Cuando empezó esta cuarentena de cuya duración no quiero acordarme, a algún que otro iluminado se le ocurrió predicar a los cuatros vientos que este sería un momento perfecto para leer todos aquellos libros que componen nuestra pila de eternos pendientes, releer los que más nos gustaron o ver las películas y series para las que hasta ahora no habíamos encontrado tiempo. Digo algún iluminado porque, cuando esta cuarentena empezó, nadie fue capaz de prever que la interminable colección de calls, webinars, avisos para acudir a la conference room y demás anglicismos acabarían por copar nuestras agendas hasta el punto de tener menos tiempo libre que en aquellos felices momentos en los que había que acudir presencialmente al trabajo (¡hasta los lunes!).

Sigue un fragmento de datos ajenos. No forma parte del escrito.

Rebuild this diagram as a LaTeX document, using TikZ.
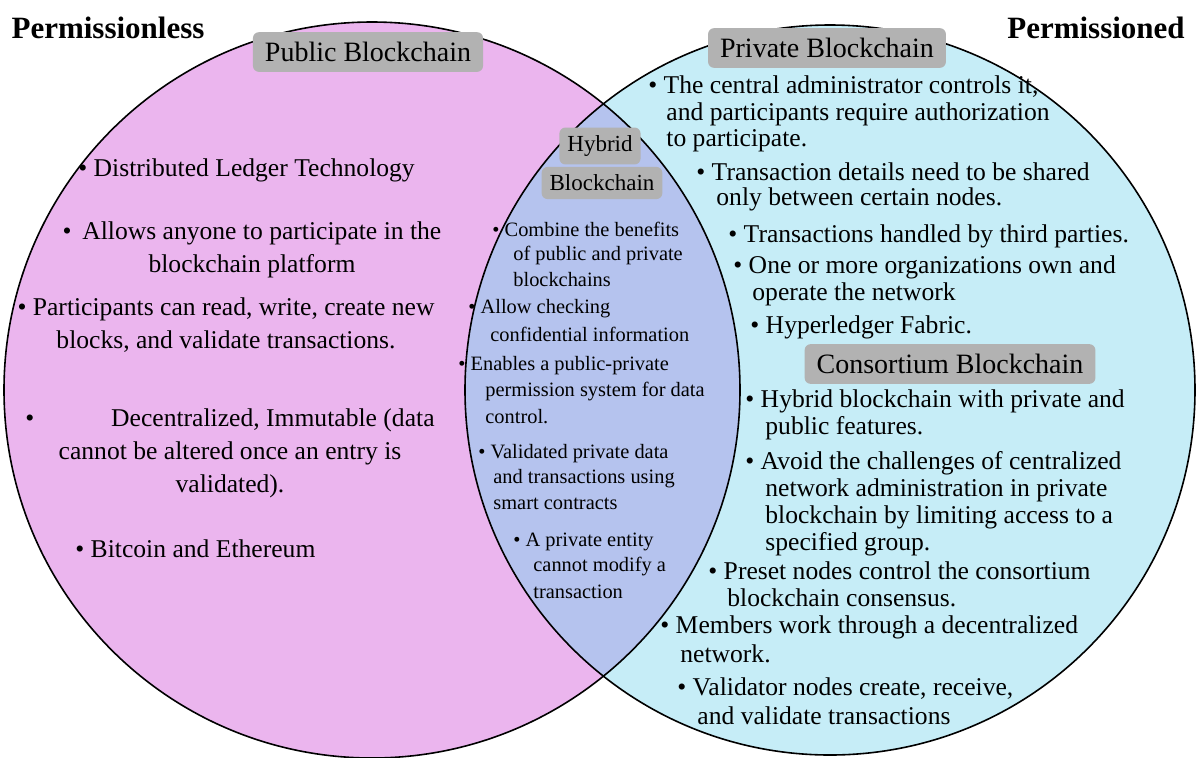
\documentclass[tikz,border=0pt]{standalone}
\usepackage{fontspec}
\setmainfont{Liberation Serif}
\begin{document}
\begin{tikzpicture}[x=0.5pt,y=-0.5pt,
  tx/.style={anchor=west,inner sep=0pt,font=\fontsize{12.8}{14}\selectfont},
  cx/.style={align=center,inner sep=0pt,font=\fontsize{12.8}{16.5}\selectfont},
  hx/.style={anchor=west,inner sep=0pt,font=\fontsize{10.2}{12}\selectfont},
  lbl/.style={fill=gray!60,rounded corners=3pt,inner xsep=6pt,inner ysep=5pt,font=\fontsize{14}{16}\selectfont},
  ttl/.style={font=\bfseries\fontsize{15.5}{17}\selectfont,inner sep=0pt}]
\useasboundingbox (0,0) rectangle (1200,757);
\fill[white] (0,0) rectangle (1200,757);
\definecolor{pk}{HTML}{EBB5EE}
\definecolor{bl}{HTML}{C6EDF7}
\definecolor{ov}{HTML}{B5C3EE}
\coordinate (cl) at (372,390);
\coordinate (cr) at (830,390);
\fill[pk] (cl) circle[radius=368];
\fill[bl] (cr) circle[radius=365];
\begin{scope}
 \clip (cl) circle[radius=368];
 \fill[ov] (cr) circle[radius=365];
\end{scope}
\draw[line width=0.8pt] (cl) circle[radius=368];
\draw[line width=0.8pt] (cr) circle[radius=365];
\node[ttl] (t1) at (108,28) {Permissionless};
\node[ttl] (t2) at (1096,28) {Permissioned};
\node[lbl] (pub) at (368,52) {Public Blockchain};
\node[lbl] (priv) at (827,48) {Private Blockchain};
\node[lbl] (cons) at (950,364) {Consortium Blockchain};
\node[lbl,inner sep=4pt,font=\fontsize{11.5}{13}\selectfont] (h1) at (600,146) {Hybrid};
\node[lbl,inner sep=4pt,font=\fontsize{11.5}{13}\selectfont] (h2) at (602,183) {Blockchain};
% left
\node[tx] (l1) at (78,170) {• Distributed Ledger Technology};
\node[cx] (l2) at (252,250) {• \,Allows anyone to participate in the\\blockchain platform};
\node[cx] (l3) at (226,325) {• Participants can read, write, create new\\blocks, and validate transactions.};
\node[cx] (l4) at (230,453) {•\qquad\quad Decentralized, Immutable (data\\cannot be altered once an entry is\\validated).};
\node[tx] (l5) at (75,549) {• Bitcoin and Ethereum};
% hybrid
\node[hx] at (492,229) {• Combine the benefits};
\node[hx] at (513,255) {of public and private};
\node[hx] at (513,280) {blockchains};
\node[hx] at (468,309) {• Allow checking};
\node[hx] at (490,334) {confidential information};
\node[hx] at (458,366) {• Enables a public-private};
\node[hx] at (485,392) {permission system for data};
\node[hx] at (485,417) {control.};
\node[hx] at (478,454) {• Validated private data};
\node[hx] at (493,479) {and transactions using};
\node[hx] at (493,504) {smart contracts};
\node[hx] at (513,542) {• A private entity};
\node[hx] at (533,567) {cannot modify a};
\node[hx] at (533,592) {transaction};
% right
\node[tx] at (648,87) {• The central administrator controls it,};
\node[tx] at (666,114) {and participants require authorization};
\node[tx] at (666,141) {to participate.};
\node[tx] at (696,172) {• Transaction details need to be shared};
\node[tx] at (716,199) {only between certain nodes.};
\node[tx] at (728,236) {• Transactions handled by third parties.};
\node[tx] at (733,267) {• One or more organizations own and};
\node[tx] at (752,294) {operate the network};
\node[tx] at (750,327) {• Hyperledger Fabric.};
\node[tx] at (745,401) {• Hybrid blockchain with private and};
\node[tx] at (765,428) {public features.};
\node[tx] at (745,463) {• Avoid the challenges of centralized};
\node[tx] at (765,490) {network administration in private};
\node[tx] at (765,517) {blockchain by limiting access to a};
\node[tx] at (765,544) {specified group.};
\node[tx] at (708,571) {• Preset nodes control the consortium};
\node[tx] at (727,598) {blockchain consensus.};
\node[tx] at (660,627) {• Members work through a decentralized};
\node[tx] at (680,654) {network.};
\node[tx] at (677,689) {• Validator nodes create, receive,};
\node[tx] at (697,716) {and validate transactions};
\end{tikzpicture}
\end{document}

A pesar de ello, en un alarde de imprudencia, decidí adentrarme a releer «El ingenioso hidalgo don Quijote de la Mancha» («El Quijote» entre el común de los españoles) en la edición de Colección Millenium para ‘El Mundo’, que venía con un prólogo de Francisco Umbral en el que, con su habitual acierto, comentaba, haciendo referencia a Voltaire, que España sí que era quijotesca en la medida en que necesitaba inventar pasiones para vivir:
«España se inventa la pasión del Imperio, la pasión de América, la pasión de la Fe, la pasión del honor y la honra, la pasión de Europa e incluso la pasión de la propia España, que empieza a llamarse así antes de existir. Los grandes soñadores españoles… han mantenido el país vivo».
Por ello, porque en un país lontano y aislado, con relente de cosa pasada, los españoles necesitan inventarse pasiones para ejercitarse, para llegar siquiera a ser españoles, y porque esas pasiones acaban siempre convertidas en disparate, concluye Umbral que
«El Quijote es nuestra Biblia nacional no por la militarización a que se le ha sometido tanto tiempo, sino, muy al contrario, porque es el continuo disparate barroco de los molinos, los yangüeses, los leones, los batanes y, sobre todo, el ejemplo máximo de un viejo que se inventa pasiones para ejercitarse, para no morir».
Leer esta reflexión me hizo pensar en algunos de los grandes libros universales de los que presumen las naciones más clásicas. Pensé en La Divina Comedia, de Dante, y en la perfección y belleza que desborda cada uno de sus cantos, el uso de la terza rima que él mismo inventó para su obra cumbre, en la simbología que recogen sus versos, en la última mirada de Beatriz al poeta, y sobre la que Borges afirmó estar seguro de que Dante había compuesto la Commedia completa solo para encontrarse una vez más con el amor de su vida.
Pensé también en Guerra y Paz, si no la más, una de las obras más representativas de la literatura rusa, que describe a la sociedad de la época y narra, a través de una historia coral y de casi imposible elaboración, la heroica victoria rusa frente a la Grande Armeé comandada por Napoleón.
Pensé en Los Miserables de Víctor Hugo, en las tragedias de Shakespeare y el Fausto de Goethe, y en ellas vi la épica en su sentido más puro: el pueblo levantándose en armas contra la monarquía; los héroes del pasado en su mayor momento de gloria con Marco Antonio hablando al pueblo de Roma; la eterna lucha entre el bien y el mal…
Tras pensar en todas esas obras, volví a pensar en El Quijote, y sentí que era esta, y no otra, la única obra que podía describir el alma del pueblo español. A España no le pega la épica del Imperio, de la Fe o de la misma Europa más que como complementos que adornen su verdadera historia, que no es otra que la de un cuerdo que, sabiéndose loco, decide salvar al mundo de los problemas que él mismo se inventa. Esta, y no otra, es la auténtica esencia de España, la de un país que sabe perfectamente quien es, pero que, a pesar de ello, insiste en seguir peleando con esos demonios que ella misma ha creado, y que, por ser parte de ella, jamás serán expulsados de esta tierra. La de un pueblo que, harto de su inmemorial pobreza, decide lanzarse hacia el futuro y la opulencia para acabar volviendo a la miseria en que se ha criado. La de un país, en definitiva, que ha estado dispuesto a salvar al mundo, aun sabiendo que hoy en día no es dueño ni de su propia historia.
Y a pesar de todo, me niego a creer que la nuestra sea la más triste de las historias, que la nuestra, como la de Don Quijote, no terminará mal, y que un día dejaremos de ser locos para ser cuerdos, y el español, como decía Gil de Biedma, será al fin el dueño de su historia, porque no hay mayor locura en un pueblo que dejarse morir sin más ni más.